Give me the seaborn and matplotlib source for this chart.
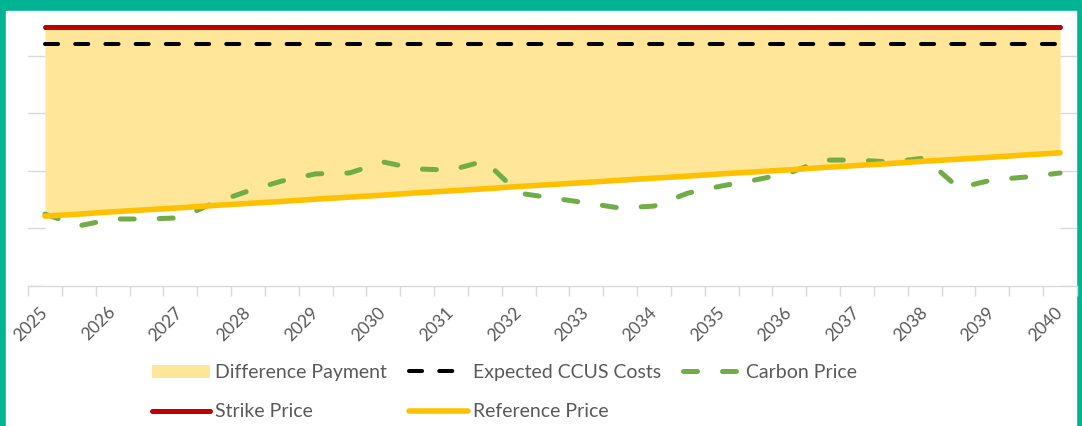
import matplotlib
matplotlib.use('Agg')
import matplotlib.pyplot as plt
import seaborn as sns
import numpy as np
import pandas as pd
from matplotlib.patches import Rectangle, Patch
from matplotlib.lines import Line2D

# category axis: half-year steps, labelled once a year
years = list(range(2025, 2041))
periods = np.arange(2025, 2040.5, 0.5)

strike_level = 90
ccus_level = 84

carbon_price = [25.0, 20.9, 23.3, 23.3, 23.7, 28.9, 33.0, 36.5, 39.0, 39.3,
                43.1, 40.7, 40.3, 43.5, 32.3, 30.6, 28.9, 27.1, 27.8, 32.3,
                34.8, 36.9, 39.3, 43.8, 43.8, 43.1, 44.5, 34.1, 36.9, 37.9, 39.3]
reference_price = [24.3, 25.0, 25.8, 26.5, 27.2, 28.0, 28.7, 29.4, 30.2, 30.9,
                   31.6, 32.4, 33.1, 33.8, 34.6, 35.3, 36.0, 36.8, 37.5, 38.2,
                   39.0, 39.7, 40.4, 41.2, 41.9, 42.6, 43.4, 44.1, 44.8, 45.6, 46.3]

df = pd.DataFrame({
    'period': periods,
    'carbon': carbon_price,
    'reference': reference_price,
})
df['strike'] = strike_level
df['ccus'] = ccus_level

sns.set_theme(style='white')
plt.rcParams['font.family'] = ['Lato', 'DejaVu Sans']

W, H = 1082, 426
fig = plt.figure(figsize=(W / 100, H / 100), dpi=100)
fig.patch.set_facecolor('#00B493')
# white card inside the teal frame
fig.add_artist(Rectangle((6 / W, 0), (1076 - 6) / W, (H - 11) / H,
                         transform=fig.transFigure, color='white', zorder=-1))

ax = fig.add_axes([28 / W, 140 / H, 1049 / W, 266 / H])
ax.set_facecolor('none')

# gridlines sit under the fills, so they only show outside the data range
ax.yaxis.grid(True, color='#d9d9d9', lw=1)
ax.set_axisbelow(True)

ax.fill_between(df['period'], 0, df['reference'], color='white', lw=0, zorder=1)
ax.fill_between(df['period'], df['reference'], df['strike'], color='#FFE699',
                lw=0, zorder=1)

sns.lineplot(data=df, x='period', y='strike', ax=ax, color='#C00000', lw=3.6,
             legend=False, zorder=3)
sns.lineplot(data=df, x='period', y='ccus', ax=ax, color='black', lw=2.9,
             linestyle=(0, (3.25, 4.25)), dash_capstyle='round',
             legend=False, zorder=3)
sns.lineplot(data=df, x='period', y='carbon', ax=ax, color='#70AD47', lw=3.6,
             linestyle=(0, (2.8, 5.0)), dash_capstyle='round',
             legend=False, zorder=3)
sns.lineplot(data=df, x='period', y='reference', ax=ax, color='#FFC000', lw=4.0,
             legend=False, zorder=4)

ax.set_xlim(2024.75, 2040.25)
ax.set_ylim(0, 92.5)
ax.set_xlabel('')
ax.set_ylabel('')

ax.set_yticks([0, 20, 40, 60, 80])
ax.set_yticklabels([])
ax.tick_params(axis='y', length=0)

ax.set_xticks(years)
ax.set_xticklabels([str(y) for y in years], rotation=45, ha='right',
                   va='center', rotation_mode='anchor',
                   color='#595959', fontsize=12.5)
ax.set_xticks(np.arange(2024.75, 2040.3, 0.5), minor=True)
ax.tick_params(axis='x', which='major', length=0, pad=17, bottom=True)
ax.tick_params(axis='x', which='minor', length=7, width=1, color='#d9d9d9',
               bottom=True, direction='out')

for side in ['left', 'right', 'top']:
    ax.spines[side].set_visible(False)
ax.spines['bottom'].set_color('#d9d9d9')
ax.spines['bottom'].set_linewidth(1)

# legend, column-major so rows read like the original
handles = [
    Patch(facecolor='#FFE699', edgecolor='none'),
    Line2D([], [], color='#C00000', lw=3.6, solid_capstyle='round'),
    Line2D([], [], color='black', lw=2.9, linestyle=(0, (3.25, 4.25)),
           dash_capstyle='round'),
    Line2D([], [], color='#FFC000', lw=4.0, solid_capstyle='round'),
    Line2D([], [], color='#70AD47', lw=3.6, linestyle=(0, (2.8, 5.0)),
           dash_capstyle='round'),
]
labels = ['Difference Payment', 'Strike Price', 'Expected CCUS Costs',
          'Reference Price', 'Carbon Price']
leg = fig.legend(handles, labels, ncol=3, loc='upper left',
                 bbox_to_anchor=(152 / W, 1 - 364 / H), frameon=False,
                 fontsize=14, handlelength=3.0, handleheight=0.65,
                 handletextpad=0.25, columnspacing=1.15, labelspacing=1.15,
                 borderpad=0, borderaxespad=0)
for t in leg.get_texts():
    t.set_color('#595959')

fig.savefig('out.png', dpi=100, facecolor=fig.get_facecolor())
---
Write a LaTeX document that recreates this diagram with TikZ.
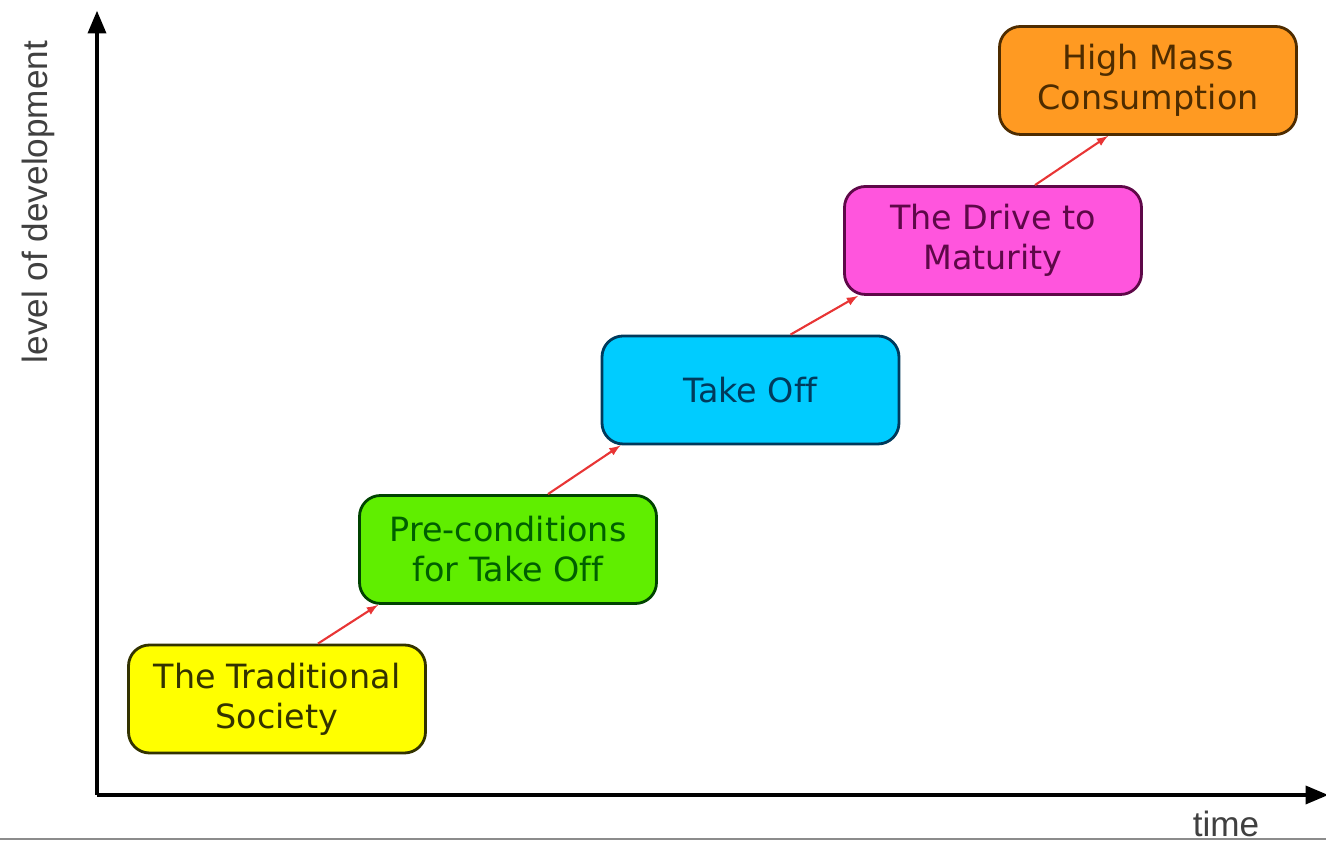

# Problem to work on
In the listing above, find the line with "Give me the" and the line with "ax.set_facecolor('none')". Copy exactly those lines and all between them, minus the images.

# Correct result
Give me the seaborn and matplotlib source for this chart.
import matplotlib
matplotlib.use('Agg')
import matplotlib.pyplot as plt
import seaborn as sns
import numpy as np
import pandas as pd
from matplotlib.patches import Rectangle, Patch
from matplotlib.lines import Line2D

# category axis: half-year steps, labelled once a year
years = list(range(2025, 2041))
periods = np.arange(2025, 2040.5, 0.5)

strike_level = 90
ccus_level = 84

carbon_price = [25.0, 20.9, 23.3, 23.3, 23.7, 28.9, 33.0, 36.5, 39.0, 39.3,
                43.1, 40.7, 40.3, 43.5, 32.3, 30.6, 28.9, 27.1, 27.8, 32.3,
                34.8, 36.9, 39.3, 43.8, 43.8, 43.1, 44.5, 34.1, 36.9, 37.9, 39.3]
reference_price = [24.3, 25.0, 25.8, 26.5, 27.2, 28.0, 28.7, 29.4, 30.2, 30.9,
                   31.6, 32.4, 33.1, 33.8, 34.6, 35.3, 36.0, 36.8, 37.5, 38.2,
                   39.0, 39.7, 40.4, 41.2, 41.9, 42.6, 43.4, 44.1, 44.8, 45.6, 46.3]

df = pd.DataFrame({
    'period': periods,
    'carbon': carbon_price,
    'reference': reference_price,
})
df['strike'] = strike_level
df['ccus'] = ccus_level

sns.set_theme(style='white')
plt.rcParams['font.family'] = ['Lato', 'DejaVu Sans']

W, H = 1082, 426
fig = plt.figure(figsize=(W / 100, H / 100), dpi=100)
fig.patch.set_facecolor('#00B493')
# white card inside the teal frame
fig.add_artist(Rectangle((6 / W, 0), (1076 - 6) / W, (H - 11) / H,
                         transform=fig.transFigure, color='white', zorder=-1))

ax = fig.add_axes([28 / W, 140 / H, 1049 / W, 266 / H])
ax.set_facecolor('none')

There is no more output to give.